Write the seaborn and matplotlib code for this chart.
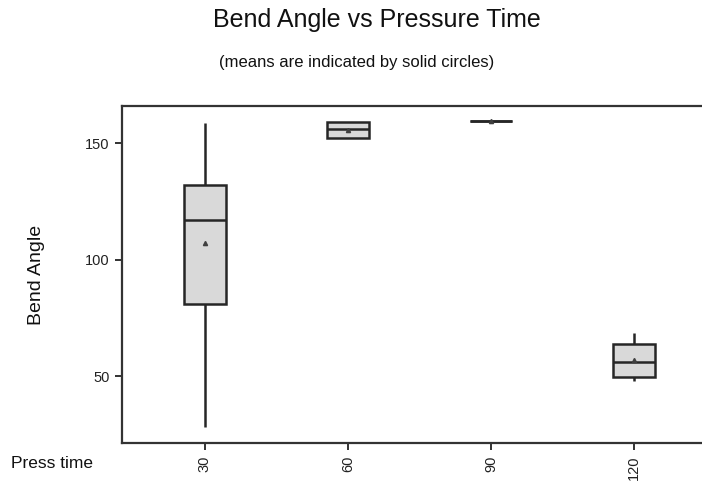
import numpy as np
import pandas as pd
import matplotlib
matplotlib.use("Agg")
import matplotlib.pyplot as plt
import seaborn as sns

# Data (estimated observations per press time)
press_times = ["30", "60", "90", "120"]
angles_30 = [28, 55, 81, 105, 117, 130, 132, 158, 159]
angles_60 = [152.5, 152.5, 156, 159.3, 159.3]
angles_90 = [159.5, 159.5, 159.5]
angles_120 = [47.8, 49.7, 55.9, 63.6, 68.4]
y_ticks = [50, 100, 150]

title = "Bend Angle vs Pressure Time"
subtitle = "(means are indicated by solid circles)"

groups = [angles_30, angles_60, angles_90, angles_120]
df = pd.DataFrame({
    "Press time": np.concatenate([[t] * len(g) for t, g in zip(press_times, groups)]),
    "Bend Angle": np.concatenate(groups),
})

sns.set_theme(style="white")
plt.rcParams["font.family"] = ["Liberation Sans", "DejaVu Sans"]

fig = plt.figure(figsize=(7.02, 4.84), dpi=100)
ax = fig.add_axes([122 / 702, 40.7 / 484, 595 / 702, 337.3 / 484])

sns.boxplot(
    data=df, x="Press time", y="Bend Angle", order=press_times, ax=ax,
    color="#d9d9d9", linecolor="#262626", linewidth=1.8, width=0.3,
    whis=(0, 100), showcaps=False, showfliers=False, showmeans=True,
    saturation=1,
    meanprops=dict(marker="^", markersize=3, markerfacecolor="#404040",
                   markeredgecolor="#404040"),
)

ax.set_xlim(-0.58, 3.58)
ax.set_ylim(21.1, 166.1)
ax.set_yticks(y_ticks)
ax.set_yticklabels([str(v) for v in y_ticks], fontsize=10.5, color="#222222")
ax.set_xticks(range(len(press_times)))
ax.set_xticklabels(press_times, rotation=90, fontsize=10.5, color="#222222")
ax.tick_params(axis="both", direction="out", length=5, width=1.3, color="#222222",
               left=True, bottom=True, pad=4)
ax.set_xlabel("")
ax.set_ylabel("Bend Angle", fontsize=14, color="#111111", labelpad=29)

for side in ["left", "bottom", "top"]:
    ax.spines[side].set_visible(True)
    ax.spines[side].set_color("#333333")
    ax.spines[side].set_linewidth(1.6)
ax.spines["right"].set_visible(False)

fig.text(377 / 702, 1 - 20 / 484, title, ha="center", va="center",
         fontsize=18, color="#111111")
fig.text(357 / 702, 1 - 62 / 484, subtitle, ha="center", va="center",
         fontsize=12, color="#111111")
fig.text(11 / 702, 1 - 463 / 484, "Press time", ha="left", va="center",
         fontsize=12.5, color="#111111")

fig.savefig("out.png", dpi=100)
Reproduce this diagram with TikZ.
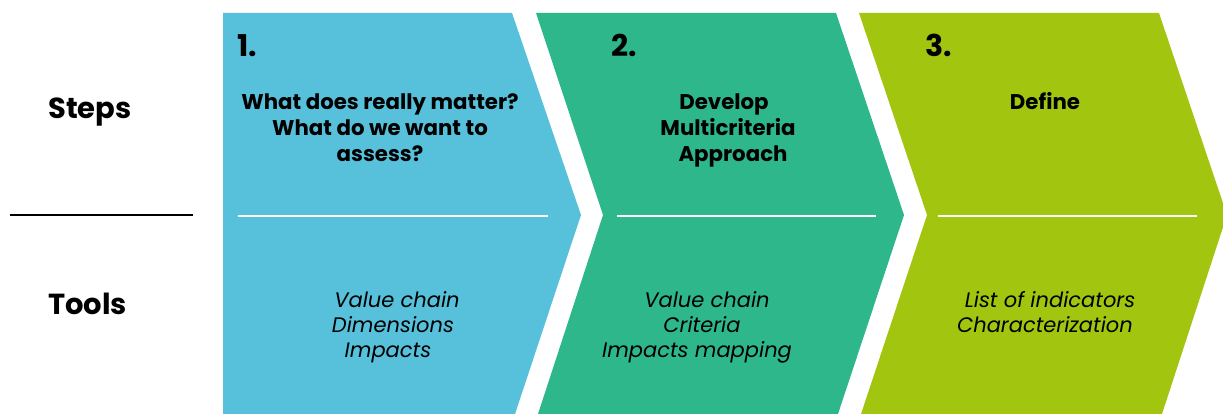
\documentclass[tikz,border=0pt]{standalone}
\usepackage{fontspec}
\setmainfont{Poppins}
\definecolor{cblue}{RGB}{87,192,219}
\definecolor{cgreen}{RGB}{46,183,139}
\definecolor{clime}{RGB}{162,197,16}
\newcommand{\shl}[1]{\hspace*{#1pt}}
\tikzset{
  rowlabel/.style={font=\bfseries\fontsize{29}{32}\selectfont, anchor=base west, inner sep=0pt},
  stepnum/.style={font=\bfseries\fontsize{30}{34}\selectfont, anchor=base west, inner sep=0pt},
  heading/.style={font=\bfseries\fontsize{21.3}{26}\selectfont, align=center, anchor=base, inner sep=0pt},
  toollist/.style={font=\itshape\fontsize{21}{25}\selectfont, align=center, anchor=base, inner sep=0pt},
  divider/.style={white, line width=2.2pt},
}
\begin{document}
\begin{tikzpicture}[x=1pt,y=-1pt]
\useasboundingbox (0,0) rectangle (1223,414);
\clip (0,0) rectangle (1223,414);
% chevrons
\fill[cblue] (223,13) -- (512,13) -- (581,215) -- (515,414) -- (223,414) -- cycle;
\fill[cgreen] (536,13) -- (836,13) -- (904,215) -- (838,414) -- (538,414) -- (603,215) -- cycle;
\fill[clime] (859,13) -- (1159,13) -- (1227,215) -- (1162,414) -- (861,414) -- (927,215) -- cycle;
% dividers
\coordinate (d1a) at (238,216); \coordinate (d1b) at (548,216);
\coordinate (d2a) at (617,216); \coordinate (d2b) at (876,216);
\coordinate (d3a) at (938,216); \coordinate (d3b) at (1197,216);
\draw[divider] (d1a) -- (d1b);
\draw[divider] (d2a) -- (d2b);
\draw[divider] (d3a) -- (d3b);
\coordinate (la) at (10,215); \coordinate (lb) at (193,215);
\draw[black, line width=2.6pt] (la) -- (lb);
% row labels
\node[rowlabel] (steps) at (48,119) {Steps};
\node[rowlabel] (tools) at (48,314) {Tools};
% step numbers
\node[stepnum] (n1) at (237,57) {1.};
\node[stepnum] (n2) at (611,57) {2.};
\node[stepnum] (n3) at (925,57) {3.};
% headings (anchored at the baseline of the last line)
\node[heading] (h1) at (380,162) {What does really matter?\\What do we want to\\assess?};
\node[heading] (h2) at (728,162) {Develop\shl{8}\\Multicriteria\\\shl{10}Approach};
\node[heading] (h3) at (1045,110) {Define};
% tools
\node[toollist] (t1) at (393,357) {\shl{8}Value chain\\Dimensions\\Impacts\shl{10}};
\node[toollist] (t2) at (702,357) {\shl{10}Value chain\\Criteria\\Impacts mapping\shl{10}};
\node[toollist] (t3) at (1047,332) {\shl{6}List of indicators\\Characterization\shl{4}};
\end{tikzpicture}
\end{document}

++++++++

● **Exercise aim**:
Every line of the material is to be quoted exactly, with no pictures carried over.

● **Final result**:
Write the seaborn and matplotlib code for this chart.
import numpy as np
import pandas as pd
import matplotlib
matplotlib.use("Agg")
import matplotlib.pyplot as plt
import seaborn as sns

# Data (estimated observations per press time)
press_times = ["30", "60", "90", "120"]
angles_30 = [28, 55, 81, 105, 117, 130, 132, 158, 159]
angles_60 = [152.5, 152.5, 156, 159.3, 159.3]
angles_90 = [159.5, 159.5, 159.5]
angles_120 = [47.8, 49.7, 55.9, 63.6, 68.4]
y_ticks = [50, 100, 150]

title = "Bend Angle vs Pressure Time"
subtitle = "(means are indicated by solid circles)"

groups = [angles_30, angles_60, angles_90, angles_120]
df = pd.DataFrame({
    "Press time": np.concatenate([[t] * len(g) for t, g in zip(press_times, groups)]),
    "Bend Angle": np.concatenate(groups),
})

sns.set_theme(style="white")
plt.rcParams["font.family"] = ["Liberation Sans", "DejaVu Sans"]

fig = plt.figure(figsize=(7.02, 4.84), dpi=100)
ax = fig.add_axes([122 / 702, 40.7 / 484, 595 / 702, 337.3 / 484])

sns.boxplot(
    data=df, x="Press time", y="Bend Angle", order=press_times, ax=ax,
    color="#d9d9d9", linecolor="#262626", linewidth=1.8, width=0.3,
    whis=(0, 100), showcaps=False, showfliers=False, showmeans=True,
    saturation=1,
    meanprops=dict(marker="^", markersize=3, markerfacecolor="#404040",
                   markeredgecolor="#404040"),
)

ax.set_xlim(-0.58, 3.58)
ax.set_ylim(21.1, 166.1)
ax.set_yticks(y_ticks)
ax.set_yticklabels([str(v) for v in y_ticks], fontsize=10.5, color="#222222")
ax.set_xticks(range(len(press_times)))
ax.set_xticklabels(press_times, rotation=90, fontsize=10.5, color="#222222")
ax.tick_params(axis="both", direction="out", length=5, width=1.3, color="#222222",
               left=True, bottom=True, pad=4)
ax.set_xlabel("")
ax.set_ylabel("Bend Angle", fontsize=14, color="#111111", labelpad=29)

for side in ["left", "bottom", "top"]:
    ax.spines[side].set_visible(True)
    ax.spines[side].set_color("#333333")
    ax.spines[side].set_linewidth(1.6)
ax.spines["right"].set_visible(False)

fig.text(377 / 702, 1 - 20 / 484, title, ha="center", va="center",
         fontsize=18, color="#111111")
fig.text(357 / 702, 1 - 62 / 484, subtitle, ha="center", va="center",
         fontsize=12, color="#111111")
fig.text(11 / 702, 1 - 463 / 484, "Press time", ha="left", va="center",
         fontsize=12.5, color="#111111")

fig.savefig("out.png", dpi=100)
Reproduce this diagram with TikZ.
\documentclass[tikz,border=0pt]{standalone}
\usepackage{fontspec}
\setmainfont{Poppins}
\definecolor{cblue}{RGB}{87,192,219}
\definecolor{cgreen}{RGB}{46,183,139}
\definecolor{clime}{RGB}{162,197,16}
\newcommand{\shl}[1]{\hspace*{#1pt}}
\tikzset{
  rowlabel/.style={font=\bfseries\fontsize{29}{32}\selectfont, anchor=base west, inner sep=0pt},
  stepnum/.style={font=\bfseries\fontsize{30}{34}\selectfont, anchor=base west, inner sep=0pt},
  heading/.style={font=\bfseries\fontsize{21.3}{26}\selectfont, align=center, anchor=base, inner sep=0pt},
  toollist/.style={font=\itshape\fontsize{21}{25}\selectfont, align=center, anchor=base, inner sep=0pt},
  divider/.style={white, line width=2.2pt},
}
\begin{document}
\begin{tikzpicture}[x=1pt,y=-1pt]
\useasboundingbox (0,0) rectangle (1223,414);
\clip (0,0) rectangle (1223,414);
% chevrons
\fill[cblue] (223,13) -- (512,13) -- (581,215) -- (515,414) -- (223,414) -- cycle;
\fill[cgreen] (536,13) -- (836,13) -- (904,215) -- (838,414) -- (538,414) -- (603,215) -- cycle;
\fill[clime] (859,13) -- (1159,13) -- (1227,215) -- (1162,414) -- (861,414) -- (927,215) -- cycle;
% dividers
\coordinate (d1a) at (238,216); \coordinate (d1b) at (548,216);
\coordinate (d2a) at (617,216); \coordinate (d2b) at (876,216);
\coordinate (d3a) at (938,216); \coordinate (d3b) at (1197,216);
\draw[divider] (d1a) -- (d1b);
\draw[divider] (d2a) -- (d2b);
\draw[divider] (d3a) -- (d3b);
\coordinate (la) at (10,215); \coordinate (lb) at (193,215);
\draw[black, line width=2.6pt] (la) -- (lb);
% row labels
\node[rowlabel] (steps) at (48,119) {Steps};
\node[rowlabel] (tools) at (48,314) {Tools};
% step numbers
\node[stepnum] (n1) at (237,57) {1.};
\node[stepnum] (n2) at (611,57) {2.};
\node[stepnum] (n3) at (925,57) {3.};
% headings (anchored at the baseline of the last line)
\node[heading] (h1) at (380,162) {What does really matter?\\What do we want to\\assess?};
\node[heading] (h2) at (728,162) {Develop\shl{8}\\Multicriteria\\\shl{10}Approach};
\node[heading] (h3) at (1045,110) {Define};
% tools
\node[toollist] (t1) at (393,357) {\shl{8}Value chain\\Dimensions\\Impacts\shl{10}};
\node[toollist] (t2) at (702,357) {\shl{10}Value chain\\Criteria\\Impacts mapping\shl{10}};
\node[toollist] (t3) at (1047,332) {\shl{6}List of indicators\\Characterization\shl{4}};
\end{tikzpicture}
\end{document}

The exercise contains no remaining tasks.